*** Dataset excerpt ***
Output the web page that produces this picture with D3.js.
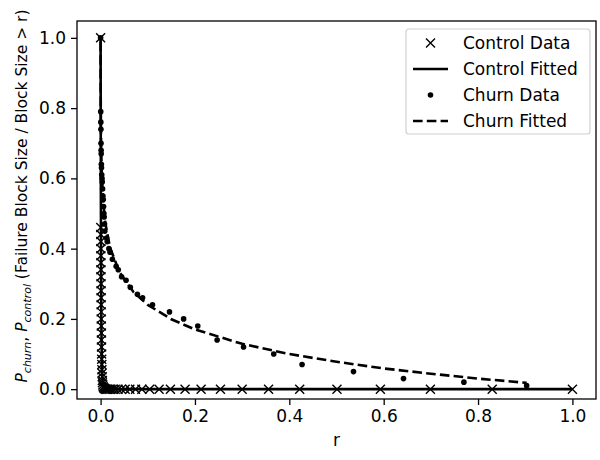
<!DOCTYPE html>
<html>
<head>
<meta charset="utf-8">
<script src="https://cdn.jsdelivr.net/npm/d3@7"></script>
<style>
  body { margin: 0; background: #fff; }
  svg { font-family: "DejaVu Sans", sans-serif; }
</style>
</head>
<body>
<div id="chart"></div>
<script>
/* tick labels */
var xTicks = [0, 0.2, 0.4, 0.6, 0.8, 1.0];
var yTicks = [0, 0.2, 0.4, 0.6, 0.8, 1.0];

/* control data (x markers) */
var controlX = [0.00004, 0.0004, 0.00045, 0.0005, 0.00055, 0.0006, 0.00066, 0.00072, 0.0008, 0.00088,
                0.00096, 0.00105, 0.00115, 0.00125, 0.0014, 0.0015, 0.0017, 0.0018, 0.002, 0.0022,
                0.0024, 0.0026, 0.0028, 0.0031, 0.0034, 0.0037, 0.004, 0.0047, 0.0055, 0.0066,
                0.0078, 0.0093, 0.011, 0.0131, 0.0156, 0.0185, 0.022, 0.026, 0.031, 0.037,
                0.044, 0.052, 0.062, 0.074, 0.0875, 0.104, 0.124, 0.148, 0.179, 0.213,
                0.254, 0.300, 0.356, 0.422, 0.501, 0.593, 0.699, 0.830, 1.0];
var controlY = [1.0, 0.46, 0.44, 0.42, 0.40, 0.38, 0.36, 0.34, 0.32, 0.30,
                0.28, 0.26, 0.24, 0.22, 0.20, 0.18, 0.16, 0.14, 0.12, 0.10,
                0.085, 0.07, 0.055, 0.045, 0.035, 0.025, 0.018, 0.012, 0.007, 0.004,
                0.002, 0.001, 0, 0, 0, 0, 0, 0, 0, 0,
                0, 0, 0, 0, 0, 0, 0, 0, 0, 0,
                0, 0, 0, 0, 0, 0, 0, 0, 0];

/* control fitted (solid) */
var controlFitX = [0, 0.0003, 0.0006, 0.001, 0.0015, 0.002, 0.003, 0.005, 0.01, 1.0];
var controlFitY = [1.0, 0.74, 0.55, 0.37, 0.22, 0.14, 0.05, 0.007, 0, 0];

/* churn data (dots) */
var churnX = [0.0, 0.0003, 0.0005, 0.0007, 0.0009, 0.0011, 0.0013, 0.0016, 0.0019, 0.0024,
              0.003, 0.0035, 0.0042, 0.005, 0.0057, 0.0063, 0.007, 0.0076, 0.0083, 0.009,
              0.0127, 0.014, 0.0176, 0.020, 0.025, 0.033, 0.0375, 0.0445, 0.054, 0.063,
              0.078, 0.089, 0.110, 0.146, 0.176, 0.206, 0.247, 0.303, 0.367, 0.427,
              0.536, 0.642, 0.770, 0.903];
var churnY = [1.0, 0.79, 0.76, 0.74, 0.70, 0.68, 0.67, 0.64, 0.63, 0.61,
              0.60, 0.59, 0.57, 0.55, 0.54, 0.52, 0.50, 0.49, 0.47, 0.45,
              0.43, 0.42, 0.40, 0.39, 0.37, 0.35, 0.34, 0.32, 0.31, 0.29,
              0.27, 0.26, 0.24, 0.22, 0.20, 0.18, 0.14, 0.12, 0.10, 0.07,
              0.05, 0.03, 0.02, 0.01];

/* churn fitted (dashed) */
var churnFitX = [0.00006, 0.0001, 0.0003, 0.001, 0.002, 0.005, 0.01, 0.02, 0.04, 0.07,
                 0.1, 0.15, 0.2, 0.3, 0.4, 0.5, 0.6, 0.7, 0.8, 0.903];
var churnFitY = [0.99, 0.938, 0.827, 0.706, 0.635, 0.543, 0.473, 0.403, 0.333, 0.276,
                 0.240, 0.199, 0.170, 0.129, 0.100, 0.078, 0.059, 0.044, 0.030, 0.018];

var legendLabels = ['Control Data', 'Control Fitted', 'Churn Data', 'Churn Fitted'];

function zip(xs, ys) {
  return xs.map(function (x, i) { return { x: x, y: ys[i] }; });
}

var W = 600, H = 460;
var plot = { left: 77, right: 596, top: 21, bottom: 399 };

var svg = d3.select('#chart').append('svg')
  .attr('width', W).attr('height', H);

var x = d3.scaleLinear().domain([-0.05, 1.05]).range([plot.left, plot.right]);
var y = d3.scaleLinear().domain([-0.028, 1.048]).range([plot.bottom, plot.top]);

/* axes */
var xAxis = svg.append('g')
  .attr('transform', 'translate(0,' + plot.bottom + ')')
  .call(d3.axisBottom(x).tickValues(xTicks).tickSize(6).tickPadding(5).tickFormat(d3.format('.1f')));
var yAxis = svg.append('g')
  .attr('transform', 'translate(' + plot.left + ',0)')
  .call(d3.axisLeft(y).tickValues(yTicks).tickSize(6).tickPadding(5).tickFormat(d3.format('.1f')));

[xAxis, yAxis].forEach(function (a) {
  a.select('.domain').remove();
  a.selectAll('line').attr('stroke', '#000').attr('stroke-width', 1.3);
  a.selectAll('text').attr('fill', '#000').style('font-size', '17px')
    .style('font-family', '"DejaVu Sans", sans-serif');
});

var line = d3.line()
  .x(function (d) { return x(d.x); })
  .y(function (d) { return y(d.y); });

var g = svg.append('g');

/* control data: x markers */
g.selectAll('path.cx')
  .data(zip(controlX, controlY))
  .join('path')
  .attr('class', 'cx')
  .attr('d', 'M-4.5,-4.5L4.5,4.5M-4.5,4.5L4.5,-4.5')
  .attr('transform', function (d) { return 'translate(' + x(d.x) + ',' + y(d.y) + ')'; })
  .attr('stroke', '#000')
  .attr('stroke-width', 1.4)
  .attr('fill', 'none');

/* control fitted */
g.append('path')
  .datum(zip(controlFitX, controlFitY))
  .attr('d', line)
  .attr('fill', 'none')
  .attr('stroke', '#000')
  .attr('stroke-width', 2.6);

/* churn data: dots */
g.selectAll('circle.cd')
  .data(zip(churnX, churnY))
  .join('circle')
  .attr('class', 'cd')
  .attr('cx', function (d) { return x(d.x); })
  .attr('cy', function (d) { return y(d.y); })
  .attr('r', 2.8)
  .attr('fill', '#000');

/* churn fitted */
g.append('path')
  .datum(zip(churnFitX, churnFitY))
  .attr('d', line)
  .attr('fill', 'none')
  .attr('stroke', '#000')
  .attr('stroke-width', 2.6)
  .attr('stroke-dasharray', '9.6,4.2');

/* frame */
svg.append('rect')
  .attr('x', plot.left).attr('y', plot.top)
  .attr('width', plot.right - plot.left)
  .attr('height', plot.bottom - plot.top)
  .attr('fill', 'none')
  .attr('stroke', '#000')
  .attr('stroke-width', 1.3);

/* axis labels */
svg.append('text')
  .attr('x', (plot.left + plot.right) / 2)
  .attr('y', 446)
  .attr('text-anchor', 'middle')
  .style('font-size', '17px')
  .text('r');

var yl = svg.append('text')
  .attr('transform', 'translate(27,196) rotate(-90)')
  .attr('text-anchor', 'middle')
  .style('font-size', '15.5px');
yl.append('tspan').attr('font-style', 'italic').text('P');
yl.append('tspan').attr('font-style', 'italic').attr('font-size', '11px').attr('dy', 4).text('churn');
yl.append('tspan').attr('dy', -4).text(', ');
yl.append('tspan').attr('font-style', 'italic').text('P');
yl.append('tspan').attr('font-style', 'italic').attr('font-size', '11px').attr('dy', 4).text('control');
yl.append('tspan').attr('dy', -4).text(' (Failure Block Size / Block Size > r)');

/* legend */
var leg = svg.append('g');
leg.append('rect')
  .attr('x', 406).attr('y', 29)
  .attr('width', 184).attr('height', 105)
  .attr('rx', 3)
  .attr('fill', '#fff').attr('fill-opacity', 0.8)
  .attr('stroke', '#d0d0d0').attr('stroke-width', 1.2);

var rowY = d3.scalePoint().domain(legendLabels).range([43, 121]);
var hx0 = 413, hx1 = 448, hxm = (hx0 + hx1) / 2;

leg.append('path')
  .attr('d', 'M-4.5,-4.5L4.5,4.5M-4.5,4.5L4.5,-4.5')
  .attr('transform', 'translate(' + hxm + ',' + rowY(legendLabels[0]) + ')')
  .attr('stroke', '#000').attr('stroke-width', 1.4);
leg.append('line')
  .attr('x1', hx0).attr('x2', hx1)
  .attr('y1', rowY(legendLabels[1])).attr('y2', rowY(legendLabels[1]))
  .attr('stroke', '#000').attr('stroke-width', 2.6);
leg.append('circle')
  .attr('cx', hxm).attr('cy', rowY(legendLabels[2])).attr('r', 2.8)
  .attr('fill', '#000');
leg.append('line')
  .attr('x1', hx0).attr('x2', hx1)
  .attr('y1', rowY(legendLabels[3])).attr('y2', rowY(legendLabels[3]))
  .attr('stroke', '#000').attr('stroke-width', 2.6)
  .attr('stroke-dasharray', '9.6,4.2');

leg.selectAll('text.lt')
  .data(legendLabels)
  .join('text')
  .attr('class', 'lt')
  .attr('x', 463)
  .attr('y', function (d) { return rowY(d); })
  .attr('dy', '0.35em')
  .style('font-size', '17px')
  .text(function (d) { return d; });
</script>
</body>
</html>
***
## Task prompt
Give again exactly the lines running from the beginning of the material above through the line that contains "var yTicks = [0, 0.2, 0.4, 0.6, 0.8, 1.0];", and leave out every picture.

## Finished task
Output the web page that produces this picture with D3.js.
<!DOCTYPE html>
<html>
<head>
<meta charset="utf-8">
<script src="https://cdn.jsdelivr.net/npm/d3@7"></script>
<style>
  body { margin: 0; background: #fff; }
  svg { font-family: "DejaVu Sans", sans-serif; }
</style>
</head>
<body>
<div id="chart"></div>
<script>
/* tick labels */
var xTicks = [0, 0.2, 0.4, 0.6, 0.8, 1.0];
var yTicks = [0, 0.2, 0.4, 0.6, 0.8, 1.0];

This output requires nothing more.